Gleichzeitig ist die Zeit, die wir uns vor dem Bildschirm durchgehend konzentrieren, laut Gloria Mark, Professorin für Informatik an der University of California, drastisch gesunken: von 2,5 Minuten im Jahr 2004 auf durchschnittlich 47 Sekunden im Jahr 2021.
In ihrem Buch Attention Span erklärt Mark, warum genau das zum Problem werden könnte.
Kampf um die Aufmerksamkeit: Wo liegt das Problem?
Mark stellte schon 2008 in ihrer Forschung fest, dass ein häufiger Aufmerksamkeitswechsel mit einem erhöhten Stresslevel einhergeht.
Gleichzeitig, so der Aufmerksamkeitsaktivist und Princeton-Professor D. Graham Burnett gegenüber dem Fernsehsender CNN, befinden wir uns heute mehr denn je in einem „Goldrausch“ um Aufmerksamkeit.
Burnett kritisiert ein „gigantisches, technologisch intensives und stark kapitalisiertes Programm der finanziellen Ausbeutung unserer intimsten und grundlegendsten Aufmerksamkeitsfähigkeiten“ gerade durch Tech-Firmen. Die würden „die eigentlichen Strukturen unseres Seins und unserer Beziehungen“ destabilisieren und „verschmutzen“.
Doch nicht nur Tech-Konzerne, die uns immer noch passender auf uns zugeschnittene Ablenkung bieten wollen, können unsere Aufmerksamkeit stören: In Stolen Focus: Why You Can’t Pay Attention — and How To Think Deeply Again zählt der Journalist Johann Hari insgesamt elf Faktoren auf, die unsere Aufmerksamkeit beeinflussen. Dazu gehören beispielsweise auch Arbeitsstrukturen, Luftverschmutzung und Ernährung.
Was hilft uns also, unsere Aufmerksamkeitsspanne zu schützen und vielleicht wieder zu verlängern?
Die eigene Aufmerksamkeit schützen: Diese Schritte können helfen
Johann Hari selbst greift zu einer relativ radikalen Methode, um sich aufs Schreiben konzentrieren zu können: Er sperrt sein Handy über mehrere Stunden in einer Box mit Zeitschaltuhr. Anfängern empfiehlt er, mit kurzen telefonfreien Zeiten zu starten und diese immer weiter auszudehnen.

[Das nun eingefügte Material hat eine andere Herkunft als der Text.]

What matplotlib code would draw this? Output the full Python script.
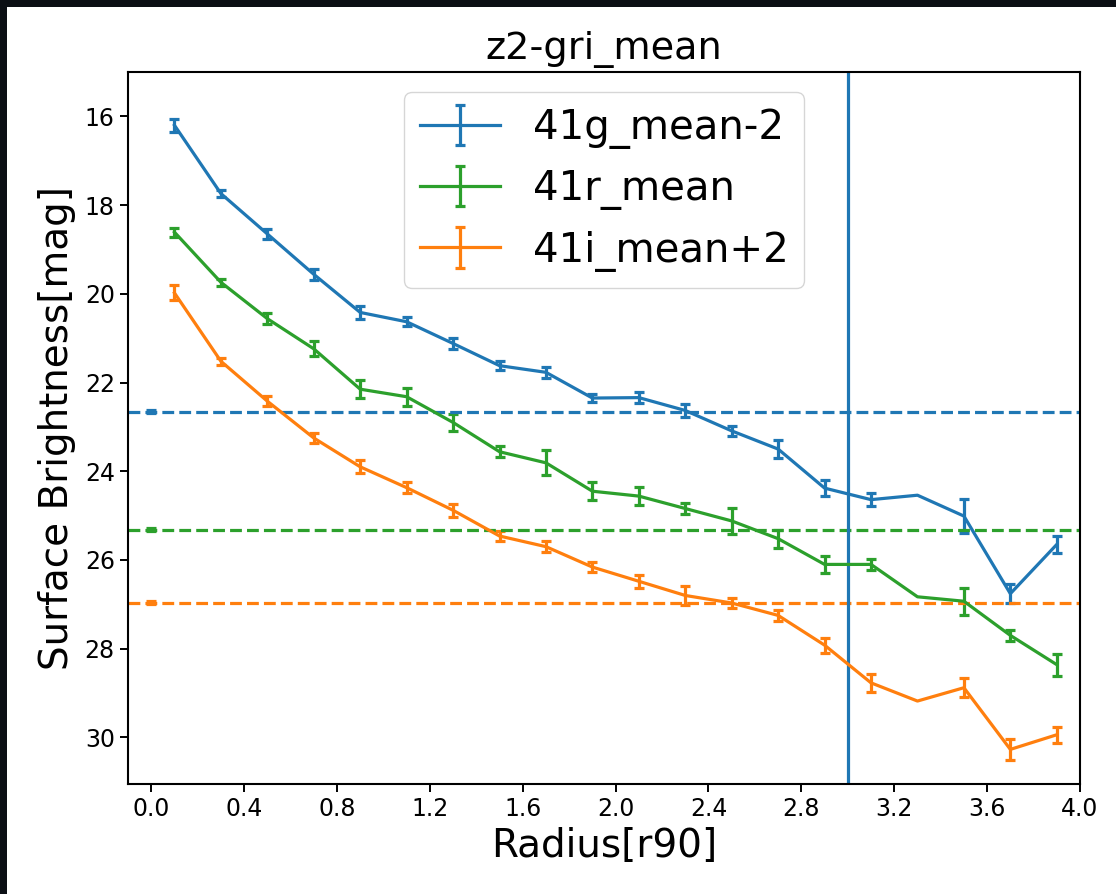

Bei Gloria Mark geht es im ersten Schritt darum, sich die eigenen Automatismen bewusst zu machen. Wann und womit lenken wir uns ab, ohne wirklich darüber nachzudenken?
Sie rät, sich die eigenen Aufmerksamkeits-Peaks und Löcher durch den Tag genauer anzuschauen. Die Dokumentation in Tagebuchform kann dabei helfen, den eigenen Chronotypen, also den Aktivitätsrhythmus über den Tag, festzustellen, und Fokuszeiten entsprechend zu terminieren.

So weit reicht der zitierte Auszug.